======== Information supplied

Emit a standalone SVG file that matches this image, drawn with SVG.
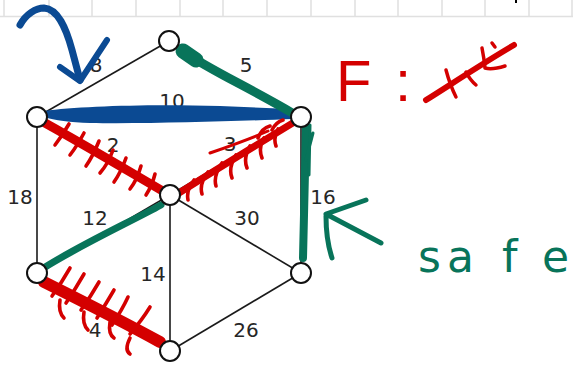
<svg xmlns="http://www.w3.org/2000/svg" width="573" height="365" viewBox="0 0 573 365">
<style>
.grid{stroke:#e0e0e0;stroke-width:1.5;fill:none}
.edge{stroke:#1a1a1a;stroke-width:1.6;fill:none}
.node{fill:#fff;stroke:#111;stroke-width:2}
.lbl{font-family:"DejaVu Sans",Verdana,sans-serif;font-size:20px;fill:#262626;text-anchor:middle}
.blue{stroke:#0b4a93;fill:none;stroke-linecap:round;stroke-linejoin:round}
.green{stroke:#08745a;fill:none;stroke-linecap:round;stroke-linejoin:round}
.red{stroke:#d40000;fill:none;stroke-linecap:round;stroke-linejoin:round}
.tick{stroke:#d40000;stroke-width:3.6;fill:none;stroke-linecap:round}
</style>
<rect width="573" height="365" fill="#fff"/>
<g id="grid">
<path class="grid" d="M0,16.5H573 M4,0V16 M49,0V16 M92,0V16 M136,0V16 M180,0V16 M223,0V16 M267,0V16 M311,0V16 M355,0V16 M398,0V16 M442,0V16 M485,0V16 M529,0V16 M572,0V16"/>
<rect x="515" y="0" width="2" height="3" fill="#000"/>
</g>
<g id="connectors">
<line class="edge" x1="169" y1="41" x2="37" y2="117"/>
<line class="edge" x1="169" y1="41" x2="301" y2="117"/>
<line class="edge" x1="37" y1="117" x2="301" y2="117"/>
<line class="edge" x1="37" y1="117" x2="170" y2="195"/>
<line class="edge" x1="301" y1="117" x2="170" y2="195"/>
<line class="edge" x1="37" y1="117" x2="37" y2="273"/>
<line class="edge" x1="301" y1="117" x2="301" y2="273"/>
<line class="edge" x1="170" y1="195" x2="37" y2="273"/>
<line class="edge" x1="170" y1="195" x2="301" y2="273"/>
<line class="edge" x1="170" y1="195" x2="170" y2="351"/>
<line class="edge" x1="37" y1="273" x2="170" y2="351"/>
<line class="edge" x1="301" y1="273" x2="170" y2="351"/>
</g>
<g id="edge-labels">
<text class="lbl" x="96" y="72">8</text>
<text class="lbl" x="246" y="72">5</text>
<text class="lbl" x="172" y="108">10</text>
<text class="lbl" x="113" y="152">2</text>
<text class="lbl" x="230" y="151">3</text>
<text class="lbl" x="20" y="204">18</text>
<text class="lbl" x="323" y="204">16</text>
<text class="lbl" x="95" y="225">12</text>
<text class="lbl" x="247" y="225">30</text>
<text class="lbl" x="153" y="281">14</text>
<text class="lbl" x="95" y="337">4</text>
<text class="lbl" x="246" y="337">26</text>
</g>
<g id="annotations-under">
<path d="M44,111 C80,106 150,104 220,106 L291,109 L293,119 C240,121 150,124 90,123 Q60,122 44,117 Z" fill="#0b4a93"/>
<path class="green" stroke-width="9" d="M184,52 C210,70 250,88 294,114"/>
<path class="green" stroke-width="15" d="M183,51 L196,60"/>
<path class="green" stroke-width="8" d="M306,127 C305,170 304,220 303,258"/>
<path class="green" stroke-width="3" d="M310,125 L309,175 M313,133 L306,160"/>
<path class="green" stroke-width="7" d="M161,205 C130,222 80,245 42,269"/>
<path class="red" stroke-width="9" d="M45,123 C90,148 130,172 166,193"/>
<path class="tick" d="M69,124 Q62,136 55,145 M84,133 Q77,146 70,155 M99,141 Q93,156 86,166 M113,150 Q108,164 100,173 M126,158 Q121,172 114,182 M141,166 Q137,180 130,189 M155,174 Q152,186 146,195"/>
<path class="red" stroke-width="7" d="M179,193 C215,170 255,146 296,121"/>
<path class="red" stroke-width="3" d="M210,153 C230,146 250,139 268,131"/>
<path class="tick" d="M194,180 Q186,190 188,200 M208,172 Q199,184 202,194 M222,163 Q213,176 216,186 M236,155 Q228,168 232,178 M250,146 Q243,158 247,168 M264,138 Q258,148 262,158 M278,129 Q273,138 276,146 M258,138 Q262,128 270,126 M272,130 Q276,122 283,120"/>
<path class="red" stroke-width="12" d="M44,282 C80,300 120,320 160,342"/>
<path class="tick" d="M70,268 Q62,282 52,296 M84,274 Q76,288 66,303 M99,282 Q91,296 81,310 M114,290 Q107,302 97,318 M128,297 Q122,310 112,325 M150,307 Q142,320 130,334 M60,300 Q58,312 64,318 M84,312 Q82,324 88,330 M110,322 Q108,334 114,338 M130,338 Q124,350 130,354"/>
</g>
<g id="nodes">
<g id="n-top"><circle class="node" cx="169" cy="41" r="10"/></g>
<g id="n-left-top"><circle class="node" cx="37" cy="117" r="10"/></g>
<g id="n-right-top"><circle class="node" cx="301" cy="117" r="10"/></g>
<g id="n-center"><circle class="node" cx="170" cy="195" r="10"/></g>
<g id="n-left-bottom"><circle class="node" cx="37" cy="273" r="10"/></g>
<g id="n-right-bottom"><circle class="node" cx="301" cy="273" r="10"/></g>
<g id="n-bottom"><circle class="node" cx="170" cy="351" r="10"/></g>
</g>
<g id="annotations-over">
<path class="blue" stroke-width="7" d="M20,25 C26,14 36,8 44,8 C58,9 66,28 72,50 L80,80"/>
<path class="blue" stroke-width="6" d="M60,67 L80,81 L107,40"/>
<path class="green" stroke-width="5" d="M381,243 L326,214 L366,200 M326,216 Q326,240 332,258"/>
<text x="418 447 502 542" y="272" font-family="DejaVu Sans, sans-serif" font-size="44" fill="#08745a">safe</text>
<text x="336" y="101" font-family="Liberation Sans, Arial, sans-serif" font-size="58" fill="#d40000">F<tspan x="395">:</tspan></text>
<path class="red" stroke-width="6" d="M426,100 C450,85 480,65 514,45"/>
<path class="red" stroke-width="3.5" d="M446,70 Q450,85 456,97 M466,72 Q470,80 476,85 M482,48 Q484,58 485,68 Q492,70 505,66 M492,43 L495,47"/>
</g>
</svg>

================

(Directions for this task):
Drop the images and repeat the data exactly.

(Response to the exercise):
Emit a standalone SVG file that matches this image, drawn with SVG.
<svg xmlns="http://www.w3.org/2000/svg" width="573" height="365" viewBox="0 0 573 365">
<style>
.grid{stroke:#e0e0e0;stroke-width:1.5;fill:none}
.edge{stroke:#1a1a1a;stroke-width:1.6;fill:none}
.node{fill:#fff;stroke:#111;stroke-width:2}
.lbl{font-family:"DejaVu Sans",Verdana,sans-serif;font-size:20px;fill:#262626;text-anchor:middle}
.blue{stroke:#0b4a93;fill:none;stroke-linecap:round;stroke-linejoin:round}
.green{stroke:#08745a;fill:none;stroke-linecap:round;stroke-linejoin:round}
.red{stroke:#d40000;fill:none;stroke-linecap:round;stroke-linejoin:round}
.tick{stroke:#d40000;stroke-width:3.6;fill:none;stroke-linecap:round}
</style>
<rect width="573" height="365" fill="#fff"/>
<g id="grid">
<path class="grid" d="M0,16.5H573 M4,0V16 M49,0V16 M92,0V16 M136,0V16 M180,0V16 M223,0V16 M267,0V16 M311,0V16 M355,0V16 M398,0V16 M442,0V16 M485,0V16 M529,0V16 M572,0V16"/>
<rect x="515" y="0" width="2" height="3" fill="#000"/>
</g>
<g id="connectors">
<line class="edge" x1="169" y1="41" x2="37" y2="117"/>
<line class="edge" x1="169" y1="41" x2="301" y2="117"/>
<line class="edge" x1="37" y1="117" x2="301" y2="117"/>
<line class="edge" x1="37" y1="117" x2="170" y2="195"/>
<line class="edge" x1="301" y1="117" x2="170" y2="195"/>
<line class="edge" x1="37" y1="117" x2="37" y2="273"/>
<line class="edge" x1="301" y1="117" x2="301" y2="273"/>
<line class="edge" x1="170" y1="195" x2="37" y2="273"/>
<line class="edge" x1="170" y1="195" x2="301" y2="273"/>
<line class="edge" x1="170" y1="195" x2="170" y2="351"/>
<line class="edge" x1="37" y1="273" x2="170" y2="351"/>
<line class="edge" x1="301" y1="273" x2="170" y2="351"/>
</g>
<g id="edge-labels">
<text class="lbl" x="96" y="72">8</text>
<text class="lbl" x="246" y="72">5</text>
<text class="lbl" x="172" y="108">10</text>
<text class="lbl" x="113" y="152">2</text>
<text class="lbl" x="230" y="151">3</text>
<text class="lbl" x="20" y="204">18</text>
<text class="lbl" x="323" y="204">16</text>
<text class="lbl" x="95" y="225">12</text>
<text class="lbl" x="247" y="225">30</text>
<text class="lbl" x="153" y="281">14</text>
<text class="lbl" x="95" y="337">4</text>
<text class="lbl" x="246" y="337">26</text>
</g>
<g id="annotations-under">
<path d="M44,111 C80,106 150,104 220,106 L291,109 L293,119 C240,121 150,124 90,123 Q60,122 44,117 Z" fill="#0b4a93"/>
<path class="green" stroke-width="9" d="M184,52 C210,70 250,88 294,114"/>
<path class="green" stroke-width="15" d="M183,51 L196,60"/>
<path class="green" stroke-width="8" d="M306,127 C305,170 304,220 303,258"/>
<path class="green" stroke-width="3" d="M310,125 L309,175 M313,133 L306,160"/>
<path class="green" stroke-width="7" d="M161,205 C130,222 80,245 42,269"/>
<path class="red" stroke-width="9" d="M45,123 C90,148 130,172 166,193"/>
<path class="tick" d="M69,124 Q62,136 55,145 M84,133 Q77,146 70,155 M99,141 Q93,156 86,166 M113,150 Q108,164 100,173 M126,158 Q121,172 114,182 M141,166 Q137,180 130,189 M155,174 Q152,186 146,195"/>
<path class="red" stroke-width="7" d="M179,193 C215,170 255,146 296,121"/>
<path class="red" stroke-width="3" d="M210,153 C230,146 250,139 268,131"/>
<path class="tick" d="M194,180 Q186,190 188,200 M208,172 Q199,184 202,194 M222,163 Q213,176 216,186 M236,155 Q228,168 232,178 M250,146 Q243,158 247,168 M264,138 Q258,148 262,158 M278,129 Q273,138 276,146 M258,138 Q262,128 270,126 M272,130 Q276,122 283,120"/>
<path class="red" stroke-width="12" d="M44,282 C80,300 120,320 160,342"/>
<path class="tick" d="M70,268 Q62,282 52,296 M84,274 Q76,288 66,303 M99,282 Q91,296 81,310 M114,290 Q107,302 97,318 M128,297 Q122,310 112,325 M150,307 Q142,320 130,334 M60,300 Q58,312 64,318 M84,312 Q82,324 88,330 M110,322 Q108,334 114,338 M130,338 Q124,350 130,354"/>
</g>
<g id="nodes">
<g id="n-top"><circle class="node" cx="169" cy="41" r="10"/></g>
<g id="n-left-top"><circle class="node" cx="37" cy="117" r="10"/></g>
<g id="n-right-top"><circle class="node" cx="301" cy="117" r="10"/></g>
<g id="n-center"><circle class="node" cx="170" cy="195" r="10"/></g>
<g id="n-left-bottom"><circle class="node" cx="37" cy="273" r="10"/></g>
<g id="n-right-bottom"><circle class="node" cx="301" cy="273" r="10"/></g>
<g id="n-bottom"><circle class="node" cx="170" cy="351" r="10"/></g>
</g>
<g id="annotations-over">
<path class="blue" stroke-width="7" d="M20,25 C26,14 36,8 44,8 C58,9 66,28 72,50 L80,80"/>
<path class="blue" stroke-width="6" d="M60,67 L80,81 L107,40"/>
<path class="green" stroke-width="5" d="M381,243 L326,214 L366,200 M326,216 Q326,240 332,258"/>
<text x="418 447 502 542" y="272" font-family="DejaVu Sans, sans-serif" font-size="44" fill="#08745a">safe</text>
<text x="336" y="101" font-family="Liberation Sans, Arial, sans-serif" font-size="58" fill="#d40000">F<tspan x="395">:</tspan></text>
<path class="red" stroke-width="6" d="M426,100 C450,85 480,65 514,45"/>
<path class="red" stroke-width="3.5" d="M446,70 Q450,85 456,97 M466,72 Q470,80 476,85 M482,48 Q484,58 485,68 Q492,70 505,66 M492,43 L495,47"/>
</g>
</svg>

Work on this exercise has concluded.